■ Information shown
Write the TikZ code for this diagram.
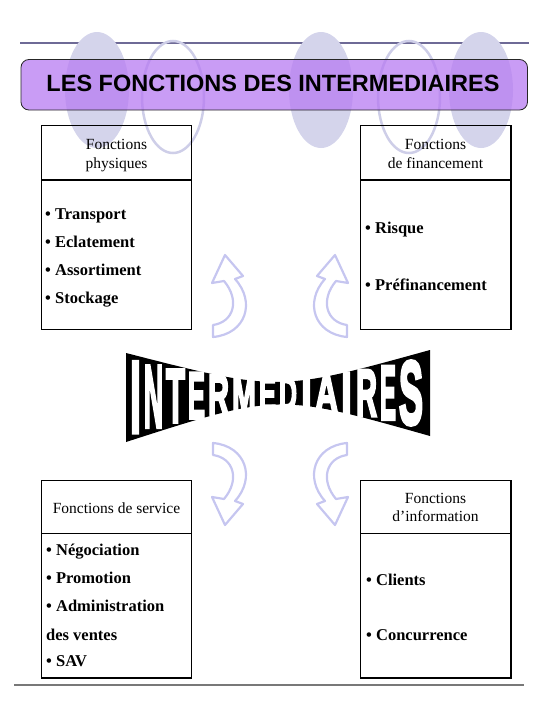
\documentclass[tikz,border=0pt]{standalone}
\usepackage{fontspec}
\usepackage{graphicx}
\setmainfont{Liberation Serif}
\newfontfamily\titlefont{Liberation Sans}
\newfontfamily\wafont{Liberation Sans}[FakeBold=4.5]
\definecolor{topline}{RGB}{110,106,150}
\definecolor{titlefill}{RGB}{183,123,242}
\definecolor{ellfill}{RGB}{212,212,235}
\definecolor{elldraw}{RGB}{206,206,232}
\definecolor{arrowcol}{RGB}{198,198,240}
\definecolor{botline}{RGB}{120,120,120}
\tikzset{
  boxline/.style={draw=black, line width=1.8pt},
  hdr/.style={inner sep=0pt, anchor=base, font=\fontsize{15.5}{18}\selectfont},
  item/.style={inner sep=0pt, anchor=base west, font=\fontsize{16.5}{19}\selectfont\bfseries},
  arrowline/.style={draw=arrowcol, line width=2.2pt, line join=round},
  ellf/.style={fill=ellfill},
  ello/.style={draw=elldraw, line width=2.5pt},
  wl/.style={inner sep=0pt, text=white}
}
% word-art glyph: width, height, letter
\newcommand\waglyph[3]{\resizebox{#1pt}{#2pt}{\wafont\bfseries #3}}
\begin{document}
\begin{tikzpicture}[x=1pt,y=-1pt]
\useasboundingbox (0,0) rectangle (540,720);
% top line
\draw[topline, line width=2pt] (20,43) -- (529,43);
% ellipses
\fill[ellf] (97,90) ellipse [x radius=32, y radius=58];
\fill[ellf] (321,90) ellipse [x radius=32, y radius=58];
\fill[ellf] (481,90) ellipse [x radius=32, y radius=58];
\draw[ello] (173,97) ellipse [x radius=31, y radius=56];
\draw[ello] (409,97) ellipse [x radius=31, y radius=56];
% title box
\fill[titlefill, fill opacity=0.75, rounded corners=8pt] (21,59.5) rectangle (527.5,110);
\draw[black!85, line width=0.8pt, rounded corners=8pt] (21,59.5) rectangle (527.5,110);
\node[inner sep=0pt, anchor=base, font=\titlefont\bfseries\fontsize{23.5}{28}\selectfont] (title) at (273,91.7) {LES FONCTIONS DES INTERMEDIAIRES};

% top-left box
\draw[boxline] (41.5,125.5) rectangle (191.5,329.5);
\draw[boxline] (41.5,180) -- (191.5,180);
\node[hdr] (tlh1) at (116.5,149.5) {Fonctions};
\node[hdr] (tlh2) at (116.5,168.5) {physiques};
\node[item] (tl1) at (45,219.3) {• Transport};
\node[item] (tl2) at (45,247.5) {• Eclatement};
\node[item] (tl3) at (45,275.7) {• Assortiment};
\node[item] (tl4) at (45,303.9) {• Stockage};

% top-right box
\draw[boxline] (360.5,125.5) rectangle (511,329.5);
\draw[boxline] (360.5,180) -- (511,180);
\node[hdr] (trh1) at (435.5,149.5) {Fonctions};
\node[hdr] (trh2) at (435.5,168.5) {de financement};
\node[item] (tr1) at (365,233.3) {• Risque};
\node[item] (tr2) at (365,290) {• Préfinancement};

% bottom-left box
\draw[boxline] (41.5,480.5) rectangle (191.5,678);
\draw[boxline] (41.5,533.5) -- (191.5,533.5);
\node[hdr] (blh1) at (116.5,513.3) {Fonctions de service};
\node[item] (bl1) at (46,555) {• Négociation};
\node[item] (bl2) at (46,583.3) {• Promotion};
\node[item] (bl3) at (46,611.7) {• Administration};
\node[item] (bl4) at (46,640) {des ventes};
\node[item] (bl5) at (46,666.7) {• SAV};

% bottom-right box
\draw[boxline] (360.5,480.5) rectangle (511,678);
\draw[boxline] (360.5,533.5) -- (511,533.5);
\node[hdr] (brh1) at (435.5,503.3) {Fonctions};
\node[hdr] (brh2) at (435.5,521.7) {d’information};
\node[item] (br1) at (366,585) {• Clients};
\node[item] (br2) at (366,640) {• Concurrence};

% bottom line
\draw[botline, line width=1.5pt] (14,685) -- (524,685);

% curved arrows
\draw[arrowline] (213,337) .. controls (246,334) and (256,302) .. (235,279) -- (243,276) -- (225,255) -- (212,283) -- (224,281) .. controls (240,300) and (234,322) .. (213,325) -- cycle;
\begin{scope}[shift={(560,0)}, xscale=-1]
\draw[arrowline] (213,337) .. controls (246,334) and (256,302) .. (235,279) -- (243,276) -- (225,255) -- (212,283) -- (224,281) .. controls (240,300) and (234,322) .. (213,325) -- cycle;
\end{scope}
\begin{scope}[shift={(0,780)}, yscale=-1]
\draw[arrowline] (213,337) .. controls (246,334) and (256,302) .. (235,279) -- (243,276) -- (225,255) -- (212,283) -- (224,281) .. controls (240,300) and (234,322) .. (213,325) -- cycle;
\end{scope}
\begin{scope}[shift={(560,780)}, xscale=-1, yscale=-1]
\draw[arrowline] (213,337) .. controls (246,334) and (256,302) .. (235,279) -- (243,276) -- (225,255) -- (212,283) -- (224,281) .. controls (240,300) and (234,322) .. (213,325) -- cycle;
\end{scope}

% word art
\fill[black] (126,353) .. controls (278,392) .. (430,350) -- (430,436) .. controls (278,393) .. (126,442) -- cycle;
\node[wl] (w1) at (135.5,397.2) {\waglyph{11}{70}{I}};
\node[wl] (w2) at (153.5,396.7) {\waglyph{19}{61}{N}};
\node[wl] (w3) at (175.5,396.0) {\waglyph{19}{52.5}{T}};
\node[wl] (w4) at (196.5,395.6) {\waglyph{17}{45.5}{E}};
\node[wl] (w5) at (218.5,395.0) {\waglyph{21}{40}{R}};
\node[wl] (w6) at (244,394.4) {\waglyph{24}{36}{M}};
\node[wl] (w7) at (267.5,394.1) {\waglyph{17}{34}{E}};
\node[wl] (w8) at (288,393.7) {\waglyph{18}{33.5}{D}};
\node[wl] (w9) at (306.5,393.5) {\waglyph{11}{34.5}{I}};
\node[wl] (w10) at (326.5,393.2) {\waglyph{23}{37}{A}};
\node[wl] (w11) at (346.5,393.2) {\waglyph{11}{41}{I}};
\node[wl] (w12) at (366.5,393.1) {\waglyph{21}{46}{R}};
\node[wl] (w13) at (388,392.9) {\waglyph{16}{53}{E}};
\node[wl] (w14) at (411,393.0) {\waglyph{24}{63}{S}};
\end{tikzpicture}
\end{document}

■ What you should do
Images should not appear in the copy; retype the listing above exactly.

■ Correct result
Write the TikZ code for this diagram.
\documentclass[tikz,border=0pt]{standalone}
\usepackage{fontspec}
\usepackage{graphicx}
\setmainfont{Liberation Serif}
\newfontfamily\titlefont{Liberation Sans}
\newfontfamily\wafont{Liberation Sans}[FakeBold=4.5]
\definecolor{topline}{RGB}{110,106,150}
\definecolor{titlefill}{RGB}{183,123,242}
\definecolor{ellfill}{RGB}{212,212,235}
\definecolor{elldraw}{RGB}{206,206,232}
\definecolor{arrowcol}{RGB}{198,198,240}
\definecolor{botline}{RGB}{120,120,120}
\tikzset{
  boxline/.style={draw=black, line width=1.8pt},
  hdr/.style={inner sep=0pt, anchor=base, font=\fontsize{15.5}{18}\selectfont},
  item/.style={inner sep=0pt, anchor=base west, font=\fontsize{16.5}{19}\selectfont\bfseries},
  arrowline/.style={draw=arrowcol, line width=2.2pt, line join=round},
  ellf/.style={fill=ellfill},
  ello/.style={draw=elldraw, line width=2.5pt},
  wl/.style={inner sep=0pt, text=white}
}
% word-art glyph: width, height, letter
\newcommand\waglyph[3]{\resizebox{#1pt}{#2pt}{\wafont\bfseries #3}}
\begin{document}
\begin{tikzpicture}[x=1pt,y=-1pt]
\useasboundingbox (0,0) rectangle (540,720);
% top line
\draw[topline, line width=2pt] (20,43) -- (529,43);
% ellipses
\fill[ellf] (97,90) ellipse [x radius=32, y radius=58];
\fill[ellf] (321,90) ellipse [x radius=32, y radius=58];
\fill[ellf] (481,90) ellipse [x radius=32, y radius=58];
\draw[ello] (173,97) ellipse [x radius=31, y radius=56];
\draw[ello] (409,97) ellipse [x radius=31, y radius=56];
% title box
\fill[titlefill, fill opacity=0.75, rounded corners=8pt] (21,59.5) rectangle (527.5,110);
\draw[black!85, line width=0.8pt, rounded corners=8pt] (21,59.5) rectangle (527.5,110);
\node[inner sep=0pt, anchor=base, font=\titlefont\bfseries\fontsize{23.5}{28}\selectfont] (title) at (273,91.7) {LES FONCTIONS DES INTERMEDIAIRES};

% top-left box
\draw[boxline] (41.5,125.5) rectangle (191.5,329.5);
\draw[boxline] (41.5,180) -- (191.5,180);
\node[hdr] (tlh1) at (116.5,149.5) {Fonctions};
\node[hdr] (tlh2) at (116.5,168.5) {physiques};
\node[item] (tl1) at (45,219.3) {• Transport};
\node[item] (tl2) at (45,247.5) {• Eclatement};
\node[item] (tl3) at (45,275.7) {• Assortiment};
\node[item] (tl4) at (45,303.9) {• Stockage};

% top-right box
\draw[boxline] (360.5,125.5) rectangle (511,329.5);
\draw[boxline] (360.5,180) -- (511,180);
\node[hdr] (trh1) at (435.5,149.5) {Fonctions};
\node[hdr] (trh2) at (435.5,168.5) {de financement};
\node[item] (tr1) at (365,233.3) {• Risque};
\node[item] (tr2) at (365,290) {• Préfinancement};

% bottom-left box
\draw[boxline] (41.5,480.5) rectangle (191.5,678);
\draw[boxline] (41.5,533.5) -- (191.5,533.5);
\node[hdr] (blh1) at (116.5,513.3) {Fonctions de service};
\node[item] (bl1) at (46,555) {• Négociation};
\node[item] (bl2) at (46,583.3) {• Promotion};
\node[item] (bl3) at (46,611.7) {• Administration};
\node[item] (bl4) at (46,640) {des ventes};
\node[item] (bl5) at (46,666.7) {• SAV};

% bottom-right box
\draw[boxline] (360.5,480.5) rectangle (511,678);
\draw[boxline] (360.5,533.5) -- (511,533.5);
\node[hdr] (brh1) at (435.5,503.3) {Fonctions};
\node[hdr] (brh2) at (435.5,521.7) {d’information};
\node[item] (br1) at (366,585) {• Clients};
\node[item] (br2) at (366,640) {• Concurrence};

% bottom line
\draw[botline, line width=1.5pt] (14,685) -- (524,685);

% curved arrows
\draw[arrowline] (213,337) .. controls (246,334) and (256,302) .. (235,279) -- (243,276) -- (225,255) -- (212,283) -- (224,281) .. controls (240,300) and (234,322) .. (213,325) -- cycle;
\begin{scope}[shift={(560,0)}, xscale=-1]
\draw[arrowline] (213,337) .. controls (246,334) and (256,302) .. (235,279) -- (243,276) -- (225,255) -- (212,283) -- (224,281) .. controls (240,300) and (234,322) .. (213,325) -- cycle;
\end{scope}
\begin{scope}[shift={(0,780)}, yscale=-1]
\draw[arrowline] (213,337) .. controls (246,334) and (256,302) .. (235,279) -- (243,276) -- (225,255) -- (212,283) -- (224,281) .. controls (240,300) and (234,322) .. (213,325) -- cycle;
\end{scope}
\begin{scope}[shift={(560,780)}, xscale=-1, yscale=-1]
\draw[arrowline] (213,337) .. controls (246,334) and (256,302) .. (235,279) -- (243,276) -- (225,255) -- (212,283) -- (224,281) .. controls (240,300) and (234,322) .. (213,325) -- cycle;
\end{scope}

% word art
\fill[black] (126,353) .. controls (278,392) .. (430,350) -- (430,436) .. controls (278,393) .. (126,442) -- cycle;
\node[wl] (w1) at (135.5,397.2) {\waglyph{11}{70}{I}};
\node[wl] (w2) at (153.5,396.7) {\waglyph{19}{61}{N}};
\node[wl] (w3) at (175.5,396.0) {\waglyph{19}{52.5}{T}};
\node[wl] (w4) at (196.5,395.6) {\waglyph{17}{45.5}{E}};
\node[wl] (w5) at (218.5,395.0) {\waglyph{21}{40}{R}};
\node[wl] (w6) at (244,394.4) {\waglyph{24}{36}{M}};
\node[wl] (w7) at (267.5,394.1) {\waglyph{17}{34}{E}};
\node[wl] (w8) at (288,393.7) {\waglyph{18}{33.5}{D}};
\node[wl] (w9) at (306.5,393.5) {\waglyph{11}{34.5}{I}};
\node[wl] (w10) at (326.5,393.2) {\waglyph{23}{37}{A}};
\node[wl] (w11) at (346.5,393.2) {\waglyph{11}{41}{I}};
\node[wl] (w12) at (366.5,393.1) {\waglyph{21}{46}{R}};
\node[wl] (w13) at (388,392.9) {\waglyph{16}{53}{E}};
\node[wl] (w14) at (411,393.0) {\waglyph{24}{63}{S}};
\end{tikzpicture}
\end{document}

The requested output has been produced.